Overflow

• Assume a car has a 4-digit odometer, and currently, it shows 9999. What does the odometer show if you drive the car another mile? As you might guess, it shows 0000 while it should show 10000. The reason is the odometer does not have a counter for the fifth digit. Similarly, in C#, when you do arithmetic operations on integral data, the result may not fit in the corresponding data type. This situation is called an overflow error.

• In an unsigned data type variable with $N$ bits, we can store the numbers from 0 to $2^N-1$. In signed data type variables, the high order bit represents the sign of the number as follows:

• 0 means zero or a positive value

• 1 means a negative value

• With the remaining $N-1$ bits, we can represent $2^{(}N-1)$ values. Hence, considering the sign bit, we can store a number from $-2^{(}N-1)$ to $2^{(}N-1)-1$ in the variable.

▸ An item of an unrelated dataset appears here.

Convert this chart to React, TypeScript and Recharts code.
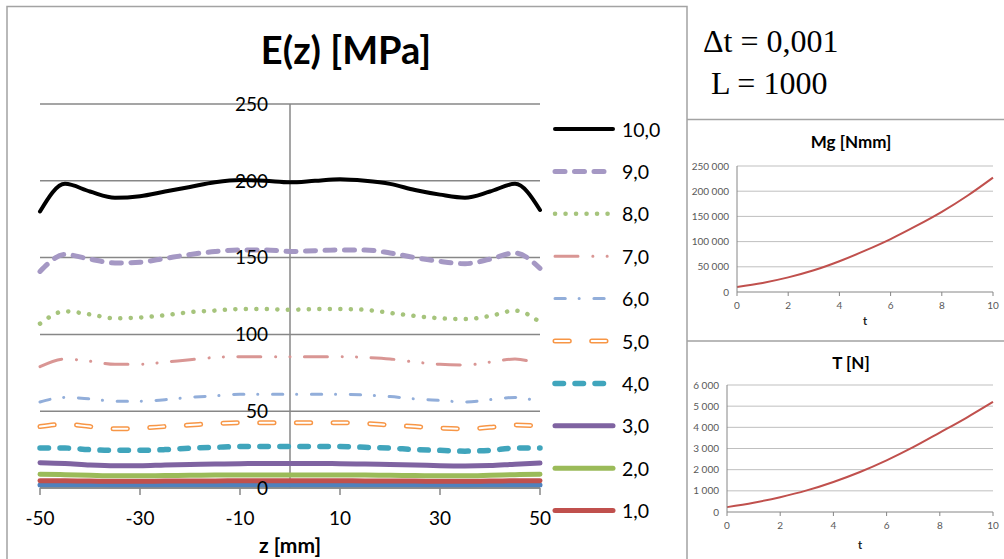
import React from 'react';
import {
  LineChart,
  Line,
  XAxis,
  YAxis,
  ReferenceLine,
  ReferenceDot,
  Label,
} from 'recharts';

// E(z) profiles, one array per time step (MPa), read at z = -50..50 step 5
const zPoints = [-50, -45, -40, -35, -30, -25, -20, -15, -10, -5, 0, 5, 10, 15, 20, 25, 30, 35, 40, 45, 50];

const e00 = [2, 2, 2, 1.8, 1.8, 1.9, 2, 2, 2, 2, 2, 2, 2, 2, 2, 1.9, 1.8, 1.8, 2, 2, 2];
const e01 = [4.8, 4.7, 4.5, 4.4, 4.4, 4.5, 4.6, 4.6, 4.7, 4.7, 4.7, 4.7, 4.7, 4.6, 4.6, 4.5, 4.4, 4.4, 4.5, 4.7, 4.8];
const e02 = [9, 8.7, 8.3, 8, 8, 8.1, 8.3, 8.4, 8.5, 8.5, 8.5, 8.5, 8.5, 8.4, 8.3, 8.1, 8, 8, 8.3, 8.7, 9];
const e03 = [16.5, 16, 15, 14.5, 14.5, 15, 15.3, 15.6, 15.8, 16, 16, 16, 15.8, 15.6, 15.3, 15, 14.5, 14.3, 14.6, 15.5, 16.2];
const e04 = [26, 26, 25, 24.5, 24.5, 25, 26, 26.5, 27, 27, 27, 27, 27, 26.5, 26, 25, 24.5, 24, 24.5, 26, 26];
const e05 = [40, 41.5, 40, 38.5, 39, 40, 41, 42, 42.5, 42.5, 42.5, 42.5, 42.5, 42, 41, 40, 39, 38.5, 39.5, 41, 40.5];
const e06 = [56, 59, 58, 56.5, 56.5, 57.5, 59, 60, 61, 61, 61, 61, 61, 60.5, 59.5, 58, 57, 56, 57.5, 59, 56];
const e07 = [79, 84, 82.5, 80.5, 80.5, 82, 83.5, 85, 85.5, 85.5, 85.5, 85.5, 85.5, 85, 84, 82, 80.5, 80, 82, 84, 80];
const e08 = [107, 115, 113, 110.5, 111, 112.5, 114.5, 115.5, 116.5, 116.5, 116, 116.5, 116.5, 116, 114, 112, 110.5, 110, 112, 115.5, 108];
const e09 = [141, 152, 149, 146.5, 147, 149.5, 152, 154, 155, 155, 154, 154.5, 155, 155, 153, 150, 147.5, 146, 149, 153, 143];
const e10 = [180, 198, 193, 189, 190, 193, 196, 199, 200.5, 200, 199, 200, 201, 200, 198, 194, 191, 189, 193, 198, 181];

const eNames = ['0,0', '1,0', '2,0', '3,0', '4,0', '5,0', '6,0', '7,0', '8,0', '9,0', '10,0'];
const zTicks = [-50, -30, -10, 10, 30, 50];
const eTicks = [0, 50, 100, 150, 200, 250];

// small charts
const tPoints = [0, 1, 2, 3, 4, 5, 6, 7, 8, 9, 10];
const mgValues = [10000, 18000, 29000, 43000, 61000, 82000, 105000, 131000, 159000, 191000, 227000];
const tValues = [230, 440, 700, 1020, 1420, 1890, 2440, 3060, 3750, 4450, 5200];
const timeTicks = [0, 2, 4, 6, 8, 10];
const mgTicks = [0, 50000, 100000, 150000, 200000, 250000];
const tTicks = [0, 1000, 2000, 3000, 4000, 5000, 6000];

const eSeries = [e00, e01, e02, e03, e04, e05, e06, e07, e08, e09, e10];

type LineStyle = { color: string; width: number; dash?: string; hollow?: boolean };

const lineStyles: LineStyle[] = [
  { color: '#4F81BD', width: 5 },
  { color: '#C0504D', width: 5 },
  { color: '#9BBB59', width: 5 },
  { color: '#7F63A1', width: 5 },
  { color: '#40A5BC', width: 5.5, dash: '8.5 11.5' },
  { color: '#F79646', width: 5, dash: '14.3 22.4', hollow: true },
  { color: '#92AEDA', width: 3, dash: '10.3 13.8 0.1 14.7' },
  { color: '#D99694', width: 3, dash: '23 14.8 0.1 14.2 0.1 14.4' },
  { color: '#A6C47C', width: 4.5, dash: '0.1 10.4' },
  { color: '#A598C4', width: 5, dash: '10 9.5' },
  { color: '#000000', width: 4 },
];

const mainData = zPoints.map((z, i) => {
  const row: Record<string, number> = { z };
  eSeries.forEach((s, k) => {
    row['e' + k] = s[i];
  });
  return row;
});

const mgData = tPoints.map((t, i) => ({ t, v: mgValues[i] }));
const tData = tPoints.map((t, i) => ({ t, v: tValues[i] }));

const FONT = 'Lato, "Open Sans", sans-serif';
const SERIF = '"Liberation Serif", "Times New Roman", serif';
const GRID = '#878787';

// thousands separated by a no-break space so tick labels stay on one line
const thousands = (v: number) => String(v).replace(/\B(?=(\d{3})+(?!\d))/g, '\u00A0');

function MainChart() {
  return (
    <div style={{ position: 'absolute', left: 0, top: 0, fontFamily: FONT }}>
      <LineChart width={686} height={559} data={mainData} margin={{ top: 104, right: 146, bottom: 31, left: 40 }}>
        <XAxis
          dataKey="z"
          type="number"
          domain={[-50, 50]}
          ticks={zTicks}
          height={40}
          stroke={GRID}
          strokeWidth={1.5}
          tickSize={7}
          tickMargin={17}
          tick={{ fill: '#000', fontSize: 19, fontFamily: FONT }}
        />
        <YAxis type="number" domain={[0, 250]} ticks={eTicks} width={0} tick={false} axisLine={false} tickLine={false} />
        {eTicks.map((v) => (
          <ReferenceLine key={'g' + v} y={v} stroke={GRID} strokeWidth={1.5} />
        ))}
        <ReferenceLine x={0} stroke={GRID} strokeWidth={1.5} />
        {eTicks.map((v) => (
          <ReferenceDot
            key={'yl' + v}
            x={0}
            y={v}
            r={0}
            fill="none"
            stroke="none"
            label={{ value: v, position: 'left', offset: 22, fontSize: 19, fill: '#000', fontFamily: FONT }}
          />
        ))}
        {lineStyles.map((st, k) => {
          const base = (
            <Line
              key={'l' + k}
              dataKey={'e' + k}
              type="monotone"
              stroke={st.color}
              strokeWidth={st.width}
              strokeDasharray={st.dash}
              strokeLinecap="round"
              strokeLinejoin="round"
              dot={false}
              activeDot={false}
              isAnimationActive={false}
            />
          );
          if (!st.hollow) return base;
          return [
            base,
            <Line
              key={'h' + k}
              dataKey={'e' + k}
              type="monotone"
              stroke="#ffffff"
              strokeWidth={2}
              strokeDasharray={st.dash}
              strokeLinecap="round"
              dot={false}
              activeDot={false}
              isAnimationActive={false}
            />,
          ];
        })}
      </LineChart>
    </div>
  );
}

function SmallChart(props: {
  data: { t: number; v: number }[];
  ticks: number[];
  left: number;
  top: number;
  height: number;
  marginTop: number;
  marginBottom: number;
  yWidth: number;
  labelOffset: number;
}) {
  const { data, ticks, left, top, height, marginTop, marginBottom, yWidth, labelOffset } = props;
  return (
    <div style={{ position: 'absolute', left, top, fontFamily: FONT }}>
      <LineChart width={318} height={height} data={data} margin={{ top: marginTop, right: 11, bottom: marginBottom, left: 6 }}>
        <XAxis
          dataKey="t"
          type="number"
          domain={[0, 10]}
          ticks={timeTicks}
          height={40}
          stroke="#868686"
          tickSize={4}
          tickMargin={6}
          tick={{ fill: '#595959', fontSize: 10, fontFamily: FONT }}
        >
          <Label value="t" position="insideBottom" offset={labelOffset} fontSize={11} fontWeight="bold" fill="#222" />
        </XAxis>
        <YAxis
          type="number"
          domain={[ticks[0], ticks[ticks.length - 1]]}
          ticks={ticks}
          width={yWidth}
          stroke="#868686"
          tickSize={0}
          tickMargin={8}
          tickFormatter={thousands}
          tick={{ fill: '#595959', fontSize: 10, fontFamily: FONT }}
        />
        {ticks
          .filter((v) => v > 0)
          .map((v) => (
            <ReferenceLine key={'g' + v} y={v} stroke="#BFBFBF" />
          ))}
        <Line dataKey="v" type="monotone" stroke="#C0504D" strokeWidth={2} dot={false} activeDot={false} isAnimationActive={false} />
      </LineChart>
    </div>
  );
}

function Overlay() {
  const legendItems = lineStyles
    .map((st, k) => ({ st, name: eNames[k], k }))
    .filter((it) => it.k > 0)
    .reverse();
  return (
    <svg width={1004} height={559} style={{ position: 'absolute', left: 0, top: 0, pointerEvents: 'none', fontFamily: FONT }}>
      <path d="M7 559 V6.5 H687 V559" fill="none" stroke="#A3A3A3" strokeWidth={1.5} />
      <path d="M1004 119.5 H687 M1004 341 H687" fill="none" stroke="#A3A3A3" strokeWidth={1.5} />
      <text x={346} y={64} textAnchor="middle" fontSize={38} fontWeight="bold" fill="#000">
        E(z) [MPa]
      </text>
      <text x={290} y={553} textAnchor="middle" fontSize={21} fontWeight="bold" fill="#000">
        z [mm]
      </text>
      {legendItems.map((it, i) => {
        const y = 129 + i * 42.4;
        return (
          <g key={it.name}>
            <line x1={555} x2={613} y1={y} y2={y} stroke={it.st.color} strokeWidth={it.st.width} strokeDasharray={it.st.dash} strokeLinecap="round" />
            {it.st.hollow && (
              <line x1={555} x2={613} y1={y} y2={y} stroke="#fff" strokeWidth={2} strokeDasharray={it.st.dash} strokeLinecap="round" />
            )}
            <text x={622} y={y} dominantBaseline="central" fontSize={19.5} fill="#000">
              {it.name}
            </text>
          </g>
        );
      })}
      <text x={703} y={52} fontSize={32} fontFamily={SERIF} fill="#000">
        Δt = 0,001
      </text>
      <text x={711} y={94} fontSize={32} fontFamily={SERIF} fill="#000">
        L = 1000
      </text>
      <text x={851} y={148} textAnchor="middle" fontSize={17} fontWeight="bold" fill="#000">
        Mg [Nmm]
      </text>
      <text x={851} y={369} textAnchor="middle" fontSize={17} fontWeight="bold" fill="#000">
        T [N]
      </text>
    </svg>
  );
}

export default function App() {
  return (
    <div style={{ position: 'absolute', left: 0, top: 0, width: 1004, height: 559, background: '#fff', overflow: 'hidden' }}>
      <MainChart />
      <SmallChart data={mgData} ticks={mgTicks} left={686} top={119} height={221} marginTop={47} marginBottom={8} yWidth={45} labelOffset={7} />
      <SmallChart data={tData} ticks={tTicks} left={686} top={340} height={219} marginTop={45} marginBottom={7} yWidth={35} labelOffset={3} />
      <Overlay />
    </div>
  );
}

• In some programming languages like C and C++, overflow errors cause undefined behavior, and can crash your program. In C#, however, the extra bits are just ignored, and the program will continue executing even though the value in the variable may not make sense. If the programmer is not careful to check for the possibility of overflow errors, they can lead to unwanted program behavior and even severe security problems.

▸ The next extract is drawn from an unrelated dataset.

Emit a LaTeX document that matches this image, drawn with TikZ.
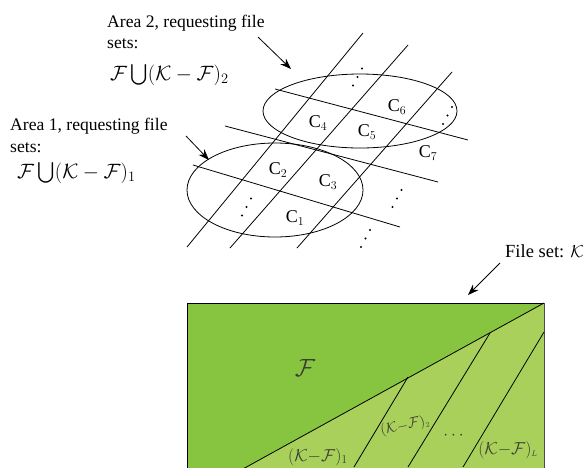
\documentclass[tikz,border=0pt]{standalone}
\usepackage{amsmath}
\usepackage{fontspec}
\setmainfont{Liberation Serif}
\usetikzlibrary{arrows.meta,calc,positioning}
\definecolor{setF}{RGB}{135,197,64}
\definecolor{setK}{RGB}{168,208,90}
\definecolor{inkK}{RGB}{60,60,50}
\tikzset{pin/.style={-{Stealth[length=11pt,width=8pt]}, line width=0.8pt},
  txt/.style={anchor=base west, inner sep=0pt, font=\fontsize{17.6}{20}\selectfont},
  union/.style={txt, font=\fontsize{19.5}{22}\selectfont},
  cell/.style={inner sep=0pt, font=\fontsize{18}{18}\selectfont},
  part/.style={inner sep=0pt, text=inkK, font=\fontsize{17}{17}\selectfont},
  grid/.style={line width=0.8pt}}
\begin{document}
\begin{tikzpicture}[x=1pt, y=-1pt, line join=round]
  \useasboundingbox (0,0) rectangle (588,467);
  % the two areas and the cell lines
  \draw[grid] (360,111) ellipse [x radius=97, y radius=37];
  \draw[grid] (275,190) ellipse [x radius=88, y radius=47];
  \draw[grid] (187,247) -- (363,33);
  \draw[grid] (230,248) -- (408,45);
  \draw[grid] (297,248) -- (452,72);
  \draw[grid] (275,89) -- (468,140);
  \draw[grid] (225,126) -- (438,182);
  \draw[grid] (193,165) -- (400,227);
  \node[cell] (c1) at (295,218) {$\mathrm{C}_1$};
  \node[cell] (c2) at (278,170) {$\mathrm{C}_2$};
  \node[cell] (c3) at (328,182) {$\mathrm{C}_3$};
  \node[cell] (c4) at (318,123) {$\mathrm{C}_4$};
  \node[cell] (c5) at (367,132) {$\mathrm{C}_5$};
  \node[cell] (c6) at (397,107) {$\mathrm{C}_6$};
  \node[cell] (c7) at (428,153) {$\mathrm{C}_7$};
  \foreach \x/\y in {357.5/77, 447.5/115.5, 246.5/207, 397/198.5, 365.5/238.5}
    \foreach \d in {-1,0,1}
      \fill (\x+4.5*\d,\y-8.5*\d) circle [radius=1.2];
  % area labels
  \node[txt] (a2) at (107,27) {Area 2, requesting file};
  \node[txt] (a2s) at (107,48) {sets:};
  \node[union] (a2f) at (110,80)
    {$\mathcal{F}\bigcup(\mathcal{K}-\mathcal{F})_2$};
  \node[txt] (a1) at (10,130) {Area 1, requesting file};
  \node[txt] (a1s) at (10,152) {sets:};
  \node[union] (a1f) at (17,178)
    {$\mathcal{F}\bigcup(\mathcal{K}-\mathcal{F})_1$};
  \coordinate (e2) at (291,69);
  \coordinate (e1) at (209,160);
  \draw[pin] (258,37) -- (e2);
  \draw[pin] (186,136) -- (e1);
  % file set K split into F and the parts
  \begin{scope}
    \clip (0,0) rectangle (588,467);
    \fill[setF] (187,303) rectangle (544,470);
    \fill[setK] (544,303) -- (241,470) -- (544,470) -- cycle;
    \draw[line width=0.8pt] (187,470) -- (187,303) -- (544,303);
    \draw[line width=0.9pt, black!70] (544,303) -- (544,470);
    \draw[line width=0.8pt] (544,303) -- (241,470);
    \draw[line width=0.8pt] (408,377) -- (354,467);
    \draw[line width=0.8pt] (490,333) -- (408,467);
    \draw[line width=0.8pt] (544,332) -- (463,467);
  \end{scope}
  \node[inner sep=0pt, font=\fontsize{24}{24}\selectfont, text=inkK] (f) at (305,368) {$\mathcal{F}$};
  \node[part] (k1) at (318,457) {$(\mathcal{K}{-}\mathcal{F})_1$};
  \node[part, rotate=12, font=\fontsize{14}{14}\selectfont] (k2) at (405,426) {$(\mathcal{K}{-}\mathcal{F})_{\scriptscriptstyle 2}$};
  \node[part] (kd) at (455,436) {$\cdots$};
  \node[part] (kl) at (508,450) {$(\mathcal{K}{-}\mathcal{F})_{\scriptscriptstyle L}$};
  \node[txt, font=\fontsize{18.5}{20}\selectfont] (fk) at (505,257) {File set: $\mathcal{K}$};
  \coordinate (top) at (468,295);
  \draw[pin] (500,263) -- (top);
\end{tikzpicture}
\end{document}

• For example, assume a company gives loans to its employee. Couples working for the company can get loans separately, but the total amount cannot exceed $10,000. The following program looks like it checks loan requests to ensure they are below the limit, but it can be attacked using an overflow error. (This program uses notions you may have not studied yet, but that should not prevent you from reading the source code and executing it.)

using System;
 
class Program
{
  static void Main()
  {
    uint n1,
      n2;
 
    Console.WriteLine(
      "Enter the requested loan amount for the first person:"
    );
    n1 = uint.Parse(Console.ReadLine());
 
    Console.WriteLine(
      "Enter the requested loan amount for the second person:"
    );
    n2 = uint.Parse(Console.ReadLine());
 
    if (n1 + n2 < 10000)
    {
      Console.WriteLine($"Pay ${n1} to the first person");
      Console.WriteLine($"Pay ${n2} to the second person");
    }
    else
    {
      Console.WriteLine(
        "Error: the sum of the loans exceeds the maximum allowance."
      );
    }
  }
}

• If the user enters 2 and 4,294,967,295, we expect to see the error message (“Error: the sum of loans exceeds the maximum allowance.”). However, this is not what will happen, and the request will be accepted even though it should not have. The reason can be explained as follows:
• uint is a 32-bit data type.
• The binary representation of 2 and 4,294,967,295 are 00000000000000000000000000000010 and 11111111111111111111111111111111.
• Therefore, the sum of these numbers should be 100000000000000000000000000000001, which needs 33 bits.
• Nevertheless, there are only 32 bits available for the result, and the extra bits will be dropped, so the result will be 00000000000000000000000000000001. This is less than 10,000, so the program will conclude that the sum of the loan values is less than 10,000.

Underflow

• Sometimes, the result of arithmetic operations over floating-point numbers is smaller than the minimum value that can be stored in the corresponding data type. This problem is known as the underflow problem.
• In C#, in case of an underflow, the result will be zero.
• For example, the smallest value that can be stored in a float variable is $1.5\cdot 10^{-45}$. If we attempt to divide this value by 10, the variable will get the value 0, not $1.5\cdot 10^{-46}$:

using System;
 
class Program
{
  static void Main()
  {
    float myNumber;
    myNumber = 1E-45f;
    Console.WriteLine(myNumber); //outputs 1.401298E-45
    myNumber = myNumber / 10;
    Console.WriteLine(myNumber); //outputs 0
    myNumber = myNumber * 10;
    Console.WriteLine(myNumber); //outputs 0
    myNumber = (1E-45f / 10) * 10;
    Console.WriteLine(myNumber); //outputs 0
  }
}

• An underflow error can result in “losing” data in the middle of a series of operations: even if you immediately multiply by 10 again, the intermediate result was less than $1.5\cdot 10^{-45}$, so the final result is still 0.